**Short problem**:
Omit any picture, and return the remaining data exactly as written.

+--

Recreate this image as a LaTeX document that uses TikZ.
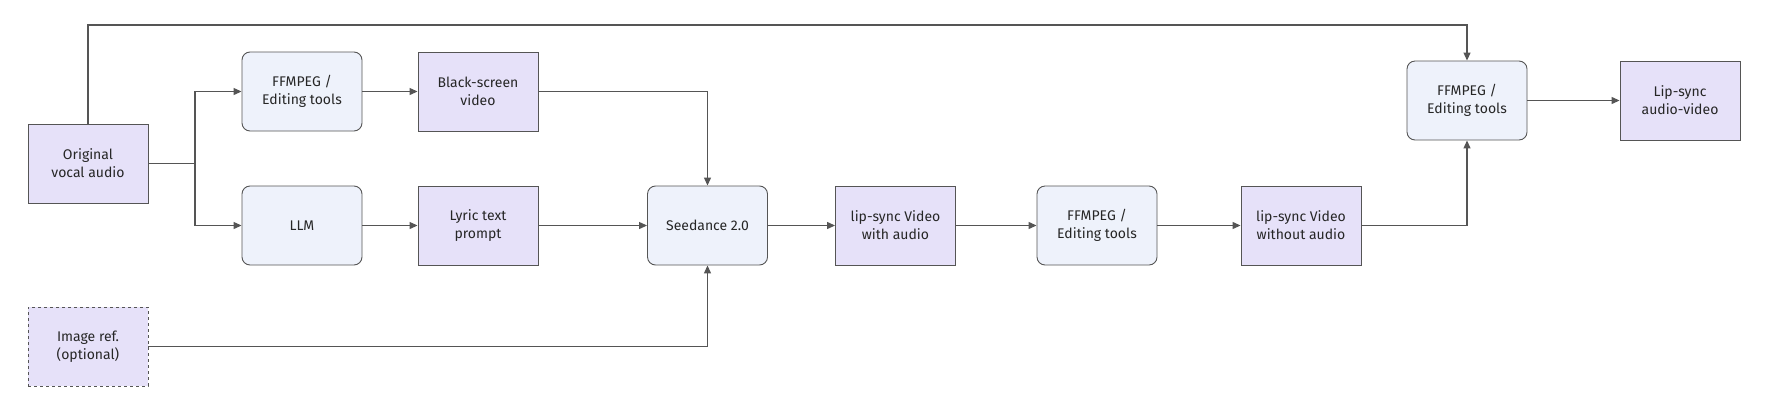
\documentclass[tikz,border=0pt]{standalone}
\usepackage{fontspec}
\setmainfont{Fira Sans}
\usetikzlibrary{arrows.meta}
\definecolor{datafill}{HTML}{E6E1F9}
\definecolor{toolfill}{HTML}{EEF2FB}
\definecolor{edgegray}{HTML}{555555}

\begin{document}
\begin{tikzpicture}[x=1pt,y=-1pt,
    data/.style={draw=edgegray,line width=0.9pt,fill=datafill,minimum width=120pt,
        minimum height=79pt,align=center,font=\fontsize{14}{18}\selectfont,text=black!85},
    tool/.style={data,fill=toolfill,rounded corners=8pt},
    opt/.style={data,dashed},
    flow/.style={draw=edgegray,line width=1.2pt,-{Triangle[length=8pt,width=7pt]}},
    link/.style={draw=edgegray,line width=1.2pt}]

        \useasboundingbox (0,0) rectangle (1768,410);

        \node[data] (orig)   at (88,163.5)   {Original\\vocal audio};
        \node[tool] (ffa)    at (302,91.5)   {FFMPEG /\\Editing tools};
        \node[data] (black)  at (478,91.5)   {Black-screen\\video};
        \node[tool] (llm)    at (302,225.5)  {LLM};
        \node[data] (lyric)  at (478,225.5)  {Lyric text\\prompt};
        \node[opt]  (imgref) at (88,346.5)   {Image ref.\\(optional)};
        \node[tool] (seed)   at (707.5,225.5) {Seedance 2.0};
        \node[data] (withau) at (895.5,225.5) {lip-sync Video\\with audio};
        \node[tool] (ffb)    at (1097,225.5) {FFMPEG /\\Editing tools};
        \node[data] (noau)   at (1301,225.5) {lip-sync Video\\without audio};
        \node[tool] (ffc)    at (1467,100.5) {FFMPEG /\\Editing tools};
        \node[data] (final)  at (1680,100.5) {Lip-sync\\audio-video};

        \coordinate (split) at (195,163.5);
        \coordinate (top) at (88,25);

        % audio branches
        \draw[link] (orig.east) -- (split);
        \draw[flow] (split) |- (ffa.west);
        \draw[flow] (split) |- (llm.west);
        \draw[flow] (ffa) -- (black);
        \draw[flow] (llm) -- (lyric);

        % into seedance
        \draw[flow] (black.east) -| (seed.north);
        \draw[flow] (lyric) -- (seed);
        \draw[flow] (imgref.east) -| (seed.south);

        % video chain
        \draw[flow] (seed) -- (withau);
        \draw[flow] (withau) -- (ffb);
        \draw[flow] (ffb) -- (noau);
        \draw[flow] (noau.east) -| (ffc.south);
        \draw[flow] (orig.north) -- (top) -| (ffc.north);
        \draw[flow] (ffc) -- (final);
\end{tikzpicture}
\end{document}
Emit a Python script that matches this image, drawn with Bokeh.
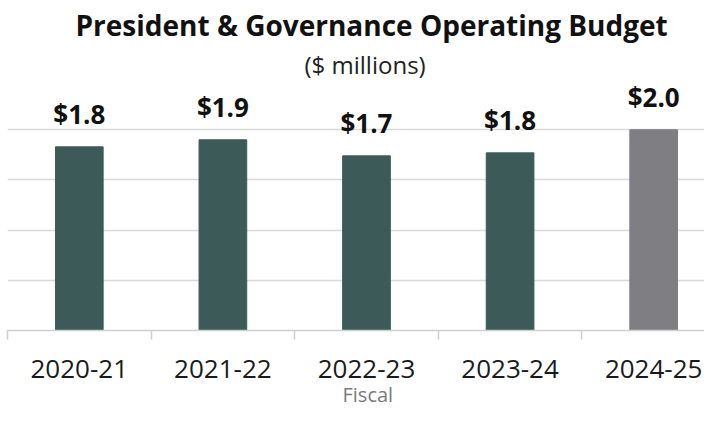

+--

**Answer for the task**:
Recreate this image as a LaTeX document that uses TikZ.
\documentclass[tikz,border=0pt]{standalone}
\usepackage{fontspec}
\setmainfont{Fira Sans}
\usetikzlibrary{arrows.meta}
\definecolor{datafill}{HTML}{E6E1F9}
\definecolor{toolfill}{HTML}{EEF2FB}
\definecolor{edgegray}{HTML}{555555}

\begin{document}
\begin{tikzpicture}[x=1pt,y=-1pt,
    data/.style={draw=edgegray,line width=0.9pt,fill=datafill,minimum width=120pt,
        minimum height=79pt,align=center,font=\fontsize{14}{18}\selectfont,text=black!85},
    tool/.style={data,fill=toolfill,rounded corners=8pt},
    opt/.style={data,dashed},
    flow/.style={draw=edgegray,line width=1.2pt,-{Triangle[length=8pt,width=7pt]}},
    link/.style={draw=edgegray,line width=1.2pt}]

        \useasboundingbox (0,0) rectangle (1768,410);

        \node[data] (orig)   at (88,163.5)   {Original\\vocal audio};
        \node[tool] (ffa)    at (302,91.5)   {FFMPEG /\\Editing tools};
        \node[data] (black)  at (478,91.5)   {Black-screen\\video};
        \node[tool] (llm)    at (302,225.5)  {LLM};
        \node[data] (lyric)  at (478,225.5)  {Lyric text\\prompt};
        \node[opt]  (imgref) at (88,346.5)   {Image ref.\\(optional)};
        \node[tool] (seed)   at (707.5,225.5) {Seedance 2.0};
        \node[data] (withau) at (895.5,225.5) {lip-sync Video\\with audio};
        \node[tool] (ffb)    at (1097,225.5) {FFMPEG /\\Editing tools};
        \node[data] (noau)   at (1301,225.5) {lip-sync Video\\without audio};
        \node[tool] (ffc)    at (1467,100.5) {FFMPEG /\\Editing tools};
        \node[data] (final)  at (1680,100.5) {Lip-sync\\audio-video};

        \coordinate (split) at (195,163.5);
        \coordinate (top) at (88,25);

        % audio branches
        \draw[link] (orig.east) -- (split);
        \draw[flow] (split) |- (ffa.west);
        \draw[flow] (split) |- (llm.west);
        \draw[flow] (ffa) -- (black);
        \draw[flow] (llm) -- (lyric);

        % into seedance
        \draw[flow] (black.east) -| (seed.north);
        \draw[flow] (lyric) -- (seed);
        \draw[flow] (imgref.east) -| (seed.south);

        % video chain
        \draw[flow] (seed) -- (withau);
        \draw[flow] (withau) -- (ffb);
        \draw[flow] (ffb) -- (noau);
        \draw[flow] (noau.east) -| (ffc.south);
        \draw[flow] (orig.north) -- (top) -| (ffc.north);
        \draw[flow] (ffc) -- (final);
\end{tikzpicture}
\end{document}
Emit a Python script that matches this image, drawn with Bokeh.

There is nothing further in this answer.